Dataset content
_____

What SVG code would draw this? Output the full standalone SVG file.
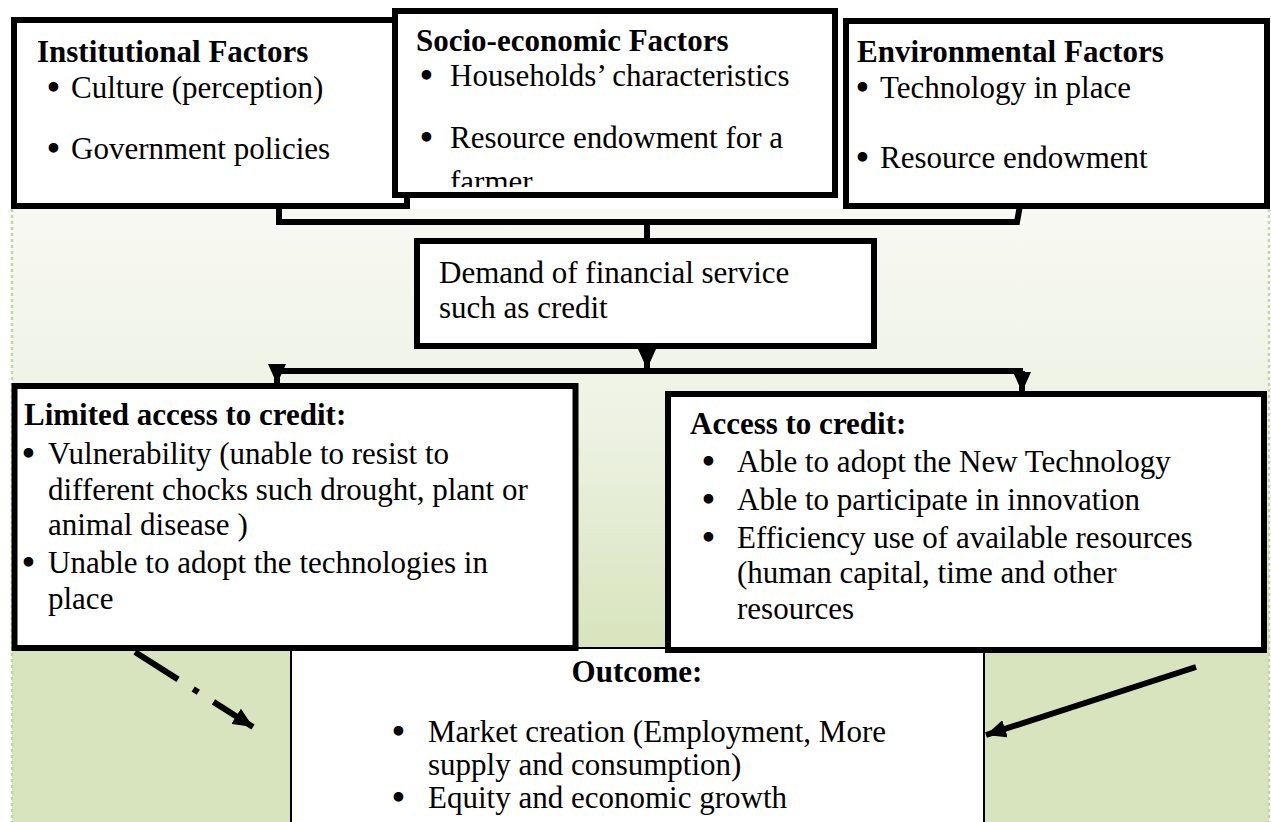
<svg xmlns="http://www.w3.org/2000/svg" width="1271" height="822" viewBox="0 0 1271 822">
<style>
.box{fill:#ffffff;stroke:#000000;stroke-width:6}
.thin{fill:#ffffff;stroke:#000000;stroke-width:2}
.t{font-family:"Liberation Serif","Times New Roman",serif;font-size:31px;fill:#000000}
.bl{font-family:"Liberation Serif","Times New Roman",serif;font-size:31px;fill:#000000;stroke:#000000;stroke-width:2.2}
.b{font-weight:bold}
.c{fill:none;stroke:#000000;stroke-width:6}
.edge{stroke:#c3d69b;stroke-width:2.5;stroke-dasharray:3 3}
</style>
<defs>
<linearGradient id="bg" gradientUnits="userSpaceOnUse" x1="0" y1="209" x2="0" y2="645">
<stop offset="0" stop-color="#f8f9f3"/>
<stop offset="0.5" stop-color="#edf2e3"/>
<stop offset="1" stop-color="#d8e4bd"/>
</linearGradient>
<marker id="head" markerUnits="userSpaceOnUse" markerWidth="20" markerHeight="18" viewBox="0 0 20 18" refX="20" refY="9" orient="auto">
<path d="M0,0 L20,9 L0,18 z" fill="#000000"/>
</marker>
<clipPath id="socioClip"><rect x="398" y="14" width="434" height="173"/></clipPath>
</defs>
<g id="background">
<rect x="12" y="209" width="1257" height="613" fill="url(#bg)"/>
<line class="edge" x1="12" y1="209" x2="12" y2="822"/>
<line class="edge" x1="1269" y1="209" x2="1269" y2="822"/>
</g>
<g id="connectors">
<polyline class="c" points="279,200 279,222 1017,222 1021,200"/>
<line class="c" x1="647" y1="222" x2="647" y2="241"/>
<line class="c" x1="647" y1="349" x2="647" y2="369" marker-end="url(#head)"/>
<line class="c" x1="277" y1="371" x2="1023" y2="371"/>
<line class="c" x1="277" y1="371" x2="277" y2="384" marker-end="url(#head)"/>
<line class="c" x1="1022" y1="371" x2="1022" y2="392" marker-end="url(#head)"/>
<line class="c" x1="135" y1="652" x2="253" y2="727" stroke-dasharray="51 18 6 18 100" marker-end="url(#head)"/>
<line class="c" x1="1196" y1="667" x2="986" y2="735" marker-end="url(#head)"/>
</g>
<g id="institutional">
<rect class="box" x="14" y="20" width="393" height="186"/>
<text class="t b" x="37" y="62">Institutional Factors</text>
<text class="bl" x="48" y="98">•</text>
<text class="t" x="71" y="98">Culture (perception)</text>
<text class="bl" x="48" y="159">•</text>
<text class="t" x="71" y="159">Government policies</text>
</g>
<g id="socioeconomic">
<rect class="box" x="395" y="11" width="440" height="184"/>
<text class="t b" x="416" y="51">Socio-economic Factors</text>
<text class="bl" x="421" y="86">•</text>
<text class="t" x="450" y="86">Households’ characteristics</text>
<text class="bl" x="421" y="148">•</text>
<text class="t" x="450" y="148">Resource endowment for a</text>
<text class="t" x="450" y="192" clip-path="url(#socioClip)">farmer</text>
</g>
<g id="environmental">
<rect class="box" x="846" y="21" width="421" height="185"/>
<text class="t b" x="857" y="62">Environmental Factors</text>
<text class="bl" x="857" y="98">•</text>
<text class="t" x="880" y="98">Technology in place</text>
<text class="bl" x="857" y="168">•</text>
<text class="t" x="880" y="168">Resource endowment</text>
</g>
<g id="demand">
<rect class="box" x="417" y="241" width="457" height="105"/>
<text class="t" x="439" y="283">Demand of financial service</text>
<text class="t" x="439" y="318">such as credit</text>
</g>
<g id="outcome">
<rect class="thin" x="291" y="648" width="693" height="190"/>
<text class="t b" x="637" y="682" text-anchor="middle">Outcome:</text>
<text class="bl" x="393" y="742">•</text>
<text class="t" x="428" y="742">Market creation (Employment, More</text>
<text class="t" x="428" y="775">supply and consumption)</text>
<text class="bl" x="393" y="808">•</text>
<text class="t" x="428" y="808">Equity and economic growth</text>
</g>
<g id="limited">
<rect class="box" x="14.5" y="386" width="561" height="262"/>
<text class="t b" x="24" y="425">Limited access to credit:</text>
<text class="bl" x="23" y="464">•</text>
<text class="t" x="48" y="464">Vulnerability (unable to resist to</text>
<text class="t" x="48" y="500">different chocks such drought, plant or</text>
<text class="t" x="48" y="535">animal disease )</text>
<text class="bl" x="23" y="573">•</text>
<text class="t" x="48" y="573">Unable to adopt the technologies in</text>
<text class="t" x="48" y="609">place</text>
</g>
<g id="access">
<rect class="box" x="668" y="394" width="596" height="256"/>
<text class="t b" x="690" y="434">Access to credit:</text>
<text class="bl" x="703" y="472">•</text>
<text class="t" x="737" y="472">Able to adopt the New Technology</text>
<text class="bl" x="703" y="510">•</text>
<text class="t" x="737" y="510">Able to participate in innovation</text>
<text class="bl" x="703" y="548">•</text>
<text class="t" x="737" y="548">Efficiency use of available resources</text>
<text class="t" x="737" y="583">(human capital, time and other</text>
<text class="t" x="737" y="619">resources</text>
</g>
</svg>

_____

What the exercise asks
Copy the whole listing above word for word but do not carry over the pictures.

Correct output
What SVG code would draw this? Output the full standalone SVG file.
<svg xmlns="http://www.w3.org/2000/svg" width="1271" height="822" viewBox="0 0 1271 822">
<style>
.box{fill:#ffffff;stroke:#000000;stroke-width:6}
.thin{fill:#ffffff;stroke:#000000;stroke-width:2}
.t{font-family:"Liberation Serif","Times New Roman",serif;font-size:31px;fill:#000000}
.bl{font-family:"Liberation Serif","Times New Roman",serif;font-size:31px;fill:#000000;stroke:#000000;stroke-width:2.2}
.b{font-weight:bold}
.c{fill:none;stroke:#000000;stroke-width:6}
.edge{stroke:#c3d69b;stroke-width:2.5;stroke-dasharray:3 3}
</style>
<defs>
<linearGradient id="bg" gradientUnits="userSpaceOnUse" x1="0" y1="209" x2="0" y2="645">
<stop offset="0" stop-color="#f8f9f3"/>
<stop offset="0.5" stop-color="#edf2e3"/>
<stop offset="1" stop-color="#d8e4bd"/>
</linearGradient>
<marker id="head" markerUnits="userSpaceOnUse" markerWidth="20" markerHeight="18" viewBox="0 0 20 18" refX="20" refY="9" orient="auto">
<path d="M0,0 L20,9 L0,18 z" fill="#000000"/>
</marker>
<clipPath id="socioClip"><rect x="398" y="14" width="434" height="173"/></clipPath>
</defs>
<g id="background">
<rect x="12" y="209" width="1257" height="613" fill="url(#bg)"/>
<line class="edge" x1="12" y1="209" x2="12" y2="822"/>
<line class="edge" x1="1269" y1="209" x2="1269" y2="822"/>
</g>
<g id="connectors">
<polyline class="c" points="279,200 279,222 1017,222 1021,200"/>
<line class="c" x1="647" y1="222" x2="647" y2="241"/>
<line class="c" x1="647" y1="349" x2="647" y2="369" marker-end="url(#head)"/>
<line class="c" x1="277" y1="371" x2="1023" y2="371"/>
<line class="c" x1="277" y1="371" x2="277" y2="384" marker-end="url(#head)"/>
<line class="c" x1="1022" y1="371" x2="1022" y2="392" marker-end="url(#head)"/>
<line class="c" x1="135" y1="652" x2="253" y2="727" stroke-dasharray="51 18 6 18 100" marker-end="url(#head)"/>
<line class="c" x1="1196" y1="667" x2="986" y2="735" marker-end="url(#head)"/>
</g>
<g id="institutional">
<rect class="box" x="14" y="20" width="393" height="186"/>
<text class="t b" x="37" y="62">Institutional Factors</text>
<text class="bl" x="48" y="98">•</text>
<text class="t" x="71" y="98">Culture (perception)</text>
<text class="bl" x="48" y="159">•</text>
<text class="t" x="71" y="159">Government policies</text>
</g>
<g id="socioeconomic">
<rect class="box" x="395" y="11" width="440" height="184"/>
<text class="t b" x="416" y="51">Socio-economic Factors</text>
<text class="bl" x="421" y="86">•</text>
<text class="t" x="450" y="86">Households’ characteristics</text>
<text class="bl" x="421" y="148">•</text>
<text class="t" x="450" y="148">Resource endowment for a</text>
<text class="t" x="450" y="192" clip-path="url(#socioClip)">farmer</text>
</g>
<g id="environmental">
<rect class="box" x="846" y="21" width="421" height="185"/>
<text class="t b" x="857" y="62">Environmental Factors</text>
<text class="bl" x="857" y="98">•</text>
<text class="t" x="880" y="98">Technology in place</text>
<text class="bl" x="857" y="168">•</text>
<text class="t" x="880" y="168">Resource endowment</text>
</g>
<g id="demand">
<rect class="box" x="417" y="241" width="457" height="105"/>
<text class="t" x="439" y="283">Demand of financial service</text>
<text class="t" x="439" y="318">such as credit</text>
</g>
<g id="outcome">
<rect class="thin" x="291" y="648" width="693" height="190"/>
<text class="t b" x="637" y="682" text-anchor="middle">Outcome:</text>
<text class="bl" x="393" y="742">•</text>
<text class="t" x="428" y="742">Market creation (Employment, More</text>
<text class="t" x="428" y="775">supply and consumption)</text>
<text class="bl" x="393" y="808">•</text>
<text class="t" x="428" y="808">Equity and economic growth</text>
</g>
<g id="limited">
<rect class="box" x="14.5" y="386" width="561" height="262"/>
<text class="t b" x="24" y="425">Limited access to credit:</text>
<text class="bl" x="23" y="464">•</text>
<text class="t" x="48" y="464">Vulnerability (unable to resist to</text>
<text class="t" x="48" y="500">different chocks such drought, plant or</text>
<text class="t" x="48" y="535">animal disease )</text>
<text class="bl" x="23" y="573">•</text>
<text class="t" x="48" y="573">Unable to adopt the technologies in</text>
<text class="t" x="48" y="609">place</text>
</g>
<g id="access">
<rect class="box" x="668" y="394" width="596" height="256"/>
<text class="t b" x="690" y="434">Access to credit:</text>
<text class="bl" x="703" y="472">•</text>
<text class="t" x="737" y="472">Able to adopt the New Technology</text>
<text class="bl" x="703" y="510">•</text>
<text class="t" x="737" y="510">Able to participate in innovation</text>
<text class="bl" x="703" y="548">•</text>
<text class="t" x="737" y="548">Efficiency use of available resources</text>
<text class="t" x="737" y="583">(human capital, time and other</text>
<text class="t" x="737" y="619">resources</text>
</g>
</svg>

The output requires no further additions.